除了常规的输入，还可以通过 \ 进行转义，例如 ASCII 编码 \x52 对应 R，也包括通过 \u{211D} 方式的 Unicode 编码。

fn main() {
    let c = '🌐'; // \u{1f310}
    println!("{} {} {}", 'a'.len_utf8(), '你'.len_utf8(), '🌐'.len_utf8());
    println!("{} {} {:x}", c, char::from_u32(0x1f310).unwrap(), c as u32);
}
// Output:
// 1 3 4
// 🌐 🌐 1f310

编码格式

String 存储的字节需要保证是一个有效的 UTF-8 编码，保存在堆中，非 Null 结尾。如果有很多字符需要转义，那么可以使用原始字符串，相对会更方便些。

fn main() {
    let r0 = r"Eescapes don't work: \x52\x75\x73\x74, \u{211D}";
    println!("{}", r0);
    let r1 = r#"Eescapes don't work: \x52\x75\x73\x74, "\u{211D}""#;
    println!("{}", r1);
}
// Output:
// Eescapes don't work: \x52\x75\x73\x74, \u{211D}
// Eescapes don't work: \x52\x75\x73\x74, "\u{211D}"

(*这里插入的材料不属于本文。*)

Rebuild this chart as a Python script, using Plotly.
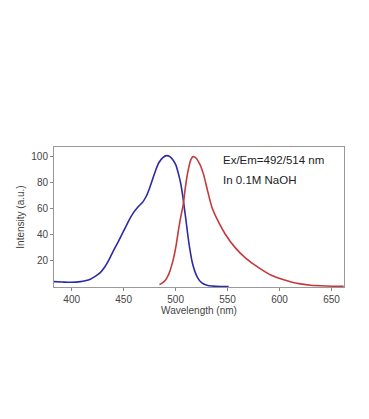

另外，如果要使用非 UTF-8 编码，那么可以使用字节串，支持转义，但不支持 Unicode 写法，此时转换到 UTF-8 可能会失败。

fn main() {
    let b0: &[u8; 18] = b"I'm writing \"\x52\x75\x73\x74\"";
    println!("{:?}", b0); // Display trait not implied.
    let b1 = br"Eescapes don't work: \u{211D}";
    if let Ok(s) = std::str::from_utf8(b1) {
        println!("{}", s);
    }
}
// Output:
// [73, 39, 109, 32, 119, 114, 105, 116, 105, 110, 103, 32, 34, 82, 117, 115, 116, 34]
// Eescapes don't work: \u{211D}

如果是中文或者 Emoji 可以通过如下方式查看，对应的中文时 3Bytes 编码，而 Emoji 一般是 4Bytes 编码，注意，使用 Unicode 码位时需要一些转换才行。

fn main() {
    let s1 = "你好🌐";
    println!("{:?}", s1.as_bytes());
    let s2 = "\u{4f60}\u{597d}\u{1f310}";
    println!("{:?}", s2.as_bytes());
    println!("{}", s2);
}
// Output:
// [228, 189, 160, 229, 165, 189, 240, 159, 140, 144]
// [228, 189, 160, 229, 165, 189, 240, 159, 140, 144]
// 你好🌐

如上两种方式相同。

字符流 VS. 字节流

字符串可以通过 as_bytes() 函数转换为字节，字符则可以进行遍历，如下是常用的方法。

fn main() {
    let strs = "你好🌐";

    let bytes: &[u8] = strs.as_bytes();
    println!("{:?}", bytes);
    println!("{}", String::from_utf8(bytes.to_vec()).unwrap());
    println!("{}", String::from_utf8(Vec::from(bytes)).unwrap());

    for (idx, c) in strs.char_indices() {
        println!("idx={} char={}", idx, c);
    }

    let mut iter = strs.chars();
    while let Some(c) = iter.next() {
        println!("char={}", c);
    }

    for c in strs.chars() {
        println!("char={}", c);
    }
}

String VS. str

实际上，在 Rust 语言层面只有 str 类型，只是通常以 &str 方式使用，可以理解为字符串切片，该类型会在编译阶段硬编码到二进制文件中，无法修改，也被称为字符串字面量。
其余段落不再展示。